Christine Mathias
I am a doctoral candidate at Yale and a historian of modern Latin America and comparative frontiers and borderlands. My dissertation, entitled “South America’s Final Frontier: Indigenous Leadership and the Long Conquest of the Gran Chaco, 1870-1955,” provides the first comprehensive history of efforts by Argentina, Paraguay, and Bolivia to conquer this isolated borderland region. Decades of conflict among three nascent nation-states and a panorama of independent indigenous groups produced new political subjects: indigenous leaders, known as caciques, who played decisive roles in local, regional, and national histories.
The degree and duration of conflict in the Chaco may have been exceptional, but similar processes took place across the Americas. As states devoted increasing attention to their peripheries and internal frontiers converged on national borders, native peoples were trapped between – and ultimately within – states. I argue for an alternative approach to the history of frontiers and borderlands that traces the emergence of new forms of indigenous leadership, political subjectivity, and citizenship.

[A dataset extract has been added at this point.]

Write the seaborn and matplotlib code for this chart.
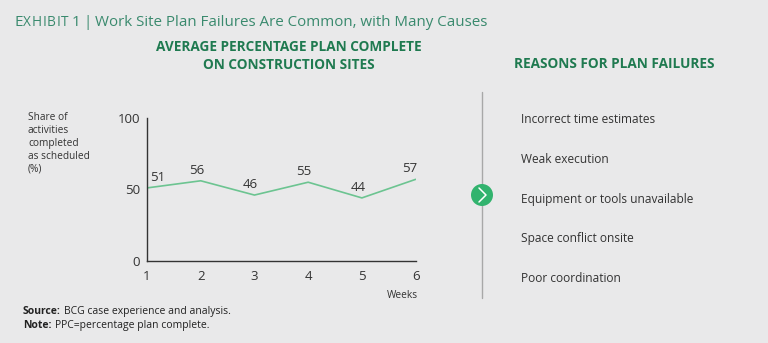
import matplotlib
matplotlib.use("Agg")
import matplotlib.pyplot as plt
import seaborn as sns
import pandas as pd
from matplotlib.patches import Ellipse

# Data
weeks = [1, 2, 3, 4, 5, 6]
ppc = [51, 56, 46, 55, 44, 57]
y_ticks = [0, 50, 100]
reasons = [
    "Incorrect time estimates",
    "Weak execution",
    "Equipment or tools unavailable",
    "Space conflict onsite",
    "Poor coordination",
]

BG = "#e9e9ea"
TEXT = "#333333"
GREEN_LINE = "#6cc491"
GREEN_HEAD = "#1f7a50"
GREEN_TITLE = "#3a8a6e"
GREEN_DOT = "#32b36e"

sns.set_theme(style="white")
plt.rcParams["font.family"] = ["Open Sans", "DejaVu Sans"]

W, H = 768, 343
fig = plt.figure(figsize=(W / 100, H / 100), dpi=100, facecolor=BG)


def fx(px):
    return px / W


def fy(py):
    return 1 - py / H


ax = fig.add_axes([fx(147), fy(260.7), fx(415.6) - fx(147), fy(118) - fy(260.7)])
ax.set_facecolor(BG)

df = pd.DataFrame({"week": weeks, "ppc": ppc})
sns.lineplot(data=df, x="week", y="ppc", ax=ax, color=GREEN_LINE, linewidth=1.2)

ax.set_xlim(1, 6)
ax.set_ylim(0, 100)
ax.set_xticks(weeks)
ax.set_yticks(y_ticks)
ax.set_xticklabels([str(w) for w in weeks])
ax.set_yticklabels([str(t) for t in y_ticks])
ax.tick_params(axis="both", length=0, labelsize=9.5, colors=TEXT)
ax.tick_params(axis="x", pad=7)
ax.tick_params(axis="y", pad=5)
ax.set_xlabel("")
ax.set_ylabel("")
for side in ["top", "right"]:
    ax.spines[side].set_visible(False)
for side in ["left", "bottom"]:
    ax.spines[side].set_color("#333333")
    ax.spines[side].set_linewidth(1.0)
ax.grid(False)

# Value labels above each point
for w, v in zip(weeks, ppc):
    dx = 8 if w == 1 else (-4 if w == 6 else -3)
    ax.annotate(str(v), (w, v), xytext=(dx, 3), textcoords="offset points",
                ha="center", va="bottom", fontsize=9.5, color=TEXT)


def chain(prev, text, gap_px, **kw):
    """Place text right after another text artist, on the same baseline."""
    return fig.add_artist(plt.Annotation(
        text, xy=(1, 0), xycoords=prev, xytext=(gap_px * 0.72, 0),
        textcoords="offset points", ha="left", va="bottom", **kw))


# Title with lightly tracked small-caps "Exhibit"
prev = fig.text(fx(14), fy(26), "E", fontsize=11, color=GREEN_TITLE, va="baseline", ha="left")
for letter in "XHIBIT":
    prev = chain(prev, letter, 0.6, fontsize=9.8, color=GREEN_TITLE)
prev = chain(prev, "1", 3, fontsize=11, color=GREEN_TITLE)
prev = chain(prev, "|", 3.5, fontsize=11, color=GREEN_TITLE)
chain(prev, "Work Site Plan Failures Are Common, with Many Causes", 3,
      fontsize=10.9, color=GREEN_TITLE)

fig.text(fx(289), fy(56), "AVERAGE PERCENTAGE PLAN COMPLETE\nON CONSTRUCTION SITES",
         fontsize=9.8, fontweight="bold", color=GREEN_HEAD, ha="center", va="center",
         linespacing=1.3)
fig.text(fx(614), fy(64), "REASONS FOR PLAN FAILURES",
         fontsize=9.8, fontweight="bold", color=GREEN_HEAD, ha="center", va="center")

# Axis captions
fig.text(fx(28), fy(112), "Share of\nactivities\ncompleted\nas scheduled\n(%)",
         fontsize=7.3, color=TEXT, ha="left", va="top", linespacing=1.25)
fig.text(fx(418), fy(296), "Weeks", fontsize=7.3, color=TEXT, ha="right", va="center")

# Divider with chevron marker
fig.add_artist(plt.Line2D([fx(482), fx(482)], [fy(92), fy(298)],
                          transform=fig.transFigure, color="#a8a8a8", linewidth=1.0))
circ = Ellipse((fx(482), fy(195)), width=22 / W, height=22 / H, transform=fig.transFigure,
               facecolor=GREEN_DOT, edgecolor="none", zorder=5)
fig.add_artist(circ)
fig.add_artist(plt.Line2D([fx(479), fx(486), fx(479)], [fy(188), fy(195), fy(202)],
                          transform=fig.transFigure, color="white", linewidth=1.1, zorder=6))

# Reasons list
for i, r in enumerate(reasons):
    fig.text(fx(521), fy(119.5 + 39.8 * i), r, fontsize=8.6, color=TEXT, ha="left", va="center")

# Footnotes: bold lead-in followed by regular text
for ypx, lead, rest, gap in [(314, "Source:", "BCG case experience and analysis.", 3.0),
                             (328, "Note:", "PPC=percentage plan complete.", 3.5)]:
    t = fig.text(fx(23), fy(ypx), lead, fontsize=7.5, fontweight="bold",
                 color="#222222", ha="left", va="baseline")
    chain(t, rest, gap, fontsize=7.5, color="#222222")

fig.savefig("out.png", dpi=100, facecolor=BG)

My dissertation has received support from the Social Science Research Council, Fulbright, Yale’s MacMillan Center, and the Mrs. Giles Whiting Foundation. Previous research projects focused on anti-Chinese movements in the copper-mining enclave of Cananea, just south of the U.S.-Mexico border, and the nineteenth-century Mexican investments of U.S. gun-maker Samuel Colt. I have served as a Teaching Fellow for Colonial Latin America and the History of Brazil.